Find the word "this" in the material below and gather every line that contains it.

■ Given data:
** Begin **

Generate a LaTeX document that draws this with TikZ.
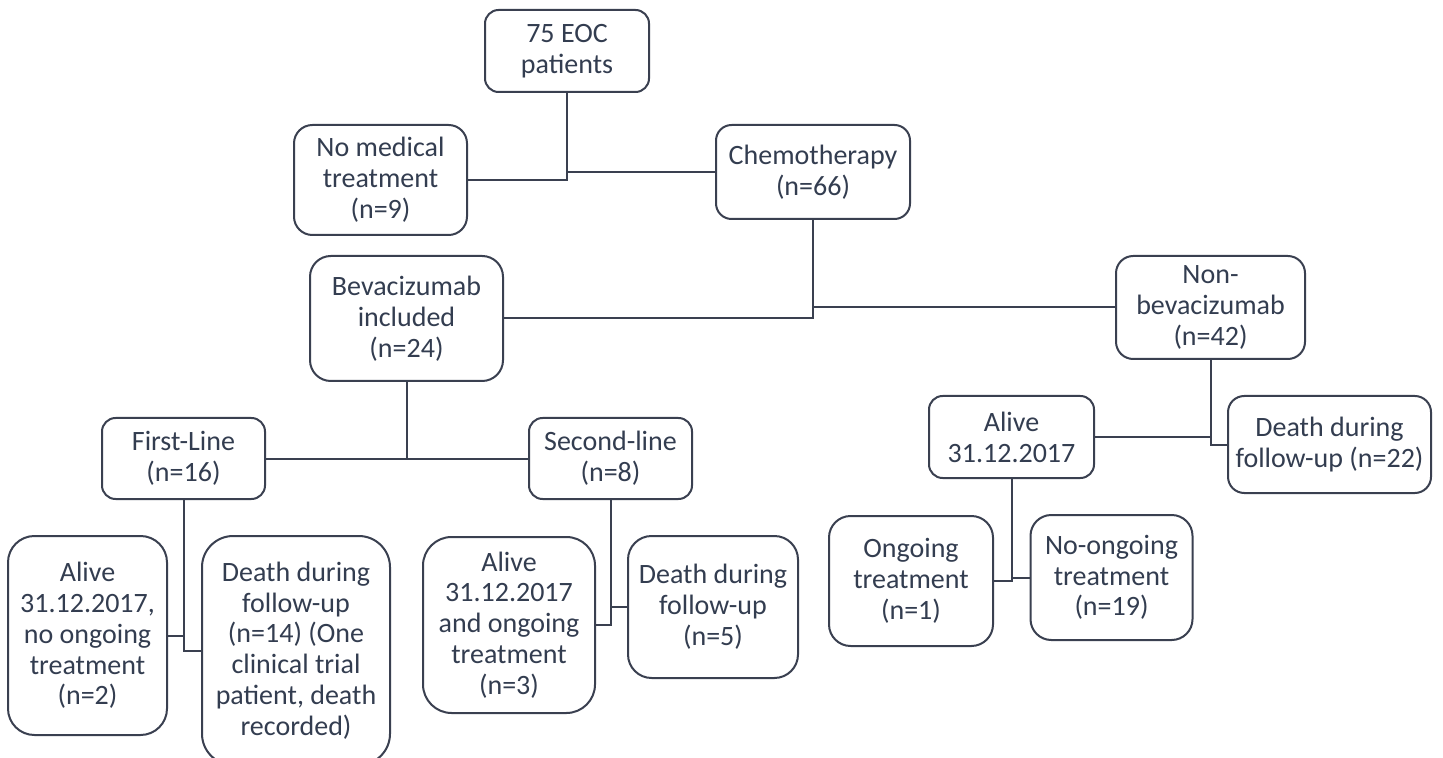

** End **
** Begin **

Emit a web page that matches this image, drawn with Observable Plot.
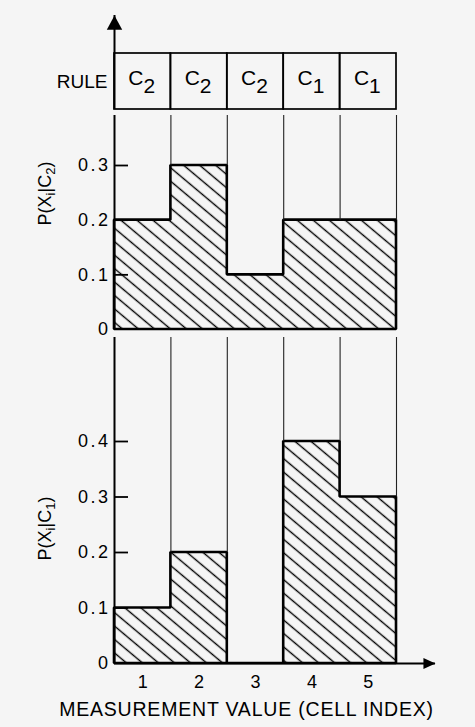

** End **
** Begin **

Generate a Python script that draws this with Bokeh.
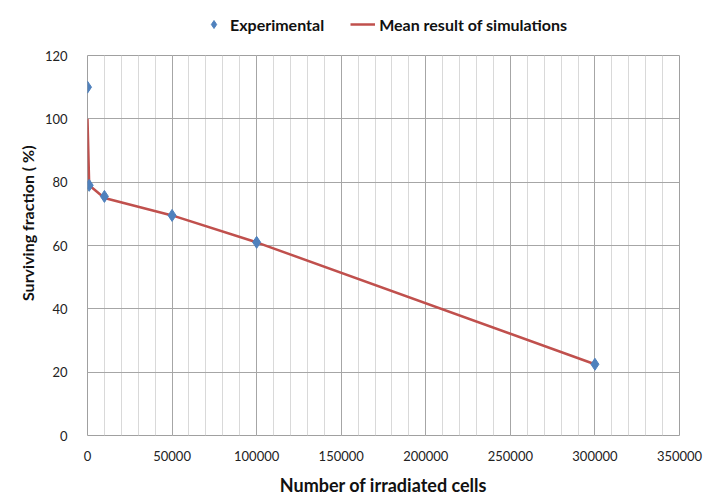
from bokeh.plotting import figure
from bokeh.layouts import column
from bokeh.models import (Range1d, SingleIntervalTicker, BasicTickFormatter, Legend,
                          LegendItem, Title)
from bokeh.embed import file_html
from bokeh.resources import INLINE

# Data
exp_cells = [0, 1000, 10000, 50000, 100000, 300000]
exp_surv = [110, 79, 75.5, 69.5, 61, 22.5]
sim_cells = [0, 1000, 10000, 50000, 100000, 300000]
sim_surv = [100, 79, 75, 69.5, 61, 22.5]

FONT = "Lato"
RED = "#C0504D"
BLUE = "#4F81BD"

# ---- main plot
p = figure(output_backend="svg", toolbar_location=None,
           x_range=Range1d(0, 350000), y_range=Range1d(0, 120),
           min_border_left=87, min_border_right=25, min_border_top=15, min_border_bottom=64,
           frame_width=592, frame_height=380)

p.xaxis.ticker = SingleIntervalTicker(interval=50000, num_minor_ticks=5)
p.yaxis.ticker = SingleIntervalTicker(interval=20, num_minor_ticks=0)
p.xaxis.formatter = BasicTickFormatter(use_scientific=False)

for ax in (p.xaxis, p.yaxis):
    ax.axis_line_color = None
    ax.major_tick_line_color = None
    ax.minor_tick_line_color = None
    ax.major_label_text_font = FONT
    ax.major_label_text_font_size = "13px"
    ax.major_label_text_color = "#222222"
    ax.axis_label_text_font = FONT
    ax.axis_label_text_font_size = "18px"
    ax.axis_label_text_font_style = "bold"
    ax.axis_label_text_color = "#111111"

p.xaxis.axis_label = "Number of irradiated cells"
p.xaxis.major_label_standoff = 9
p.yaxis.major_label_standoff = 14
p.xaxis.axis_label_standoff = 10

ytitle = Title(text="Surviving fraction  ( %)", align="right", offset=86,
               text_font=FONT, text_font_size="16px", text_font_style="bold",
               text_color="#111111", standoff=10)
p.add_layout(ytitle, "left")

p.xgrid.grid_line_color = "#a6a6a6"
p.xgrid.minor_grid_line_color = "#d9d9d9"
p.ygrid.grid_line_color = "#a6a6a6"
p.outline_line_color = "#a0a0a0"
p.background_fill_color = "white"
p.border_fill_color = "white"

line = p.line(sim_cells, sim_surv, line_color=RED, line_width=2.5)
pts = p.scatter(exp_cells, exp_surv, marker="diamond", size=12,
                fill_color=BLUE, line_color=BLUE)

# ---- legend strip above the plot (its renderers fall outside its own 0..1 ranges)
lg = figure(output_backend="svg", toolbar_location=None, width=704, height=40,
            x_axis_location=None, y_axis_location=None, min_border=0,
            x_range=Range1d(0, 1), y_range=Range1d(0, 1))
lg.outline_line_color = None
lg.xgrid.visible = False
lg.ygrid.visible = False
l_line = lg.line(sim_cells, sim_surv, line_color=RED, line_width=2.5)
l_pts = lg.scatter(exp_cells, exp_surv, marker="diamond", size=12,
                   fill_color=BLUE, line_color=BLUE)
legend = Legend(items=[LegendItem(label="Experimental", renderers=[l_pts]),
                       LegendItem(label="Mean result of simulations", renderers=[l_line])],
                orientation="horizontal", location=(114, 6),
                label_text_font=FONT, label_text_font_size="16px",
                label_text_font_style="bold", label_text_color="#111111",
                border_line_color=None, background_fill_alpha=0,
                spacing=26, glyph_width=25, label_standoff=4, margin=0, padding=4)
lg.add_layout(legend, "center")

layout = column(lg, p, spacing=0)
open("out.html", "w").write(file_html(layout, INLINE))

** End **

■ Answer to the exercise:
Generate a LaTeX document that draws this with TikZ.
Emit a web page that matches this image, drawn with Observable Plot.
Generate a Python script that draws this with Bokeh.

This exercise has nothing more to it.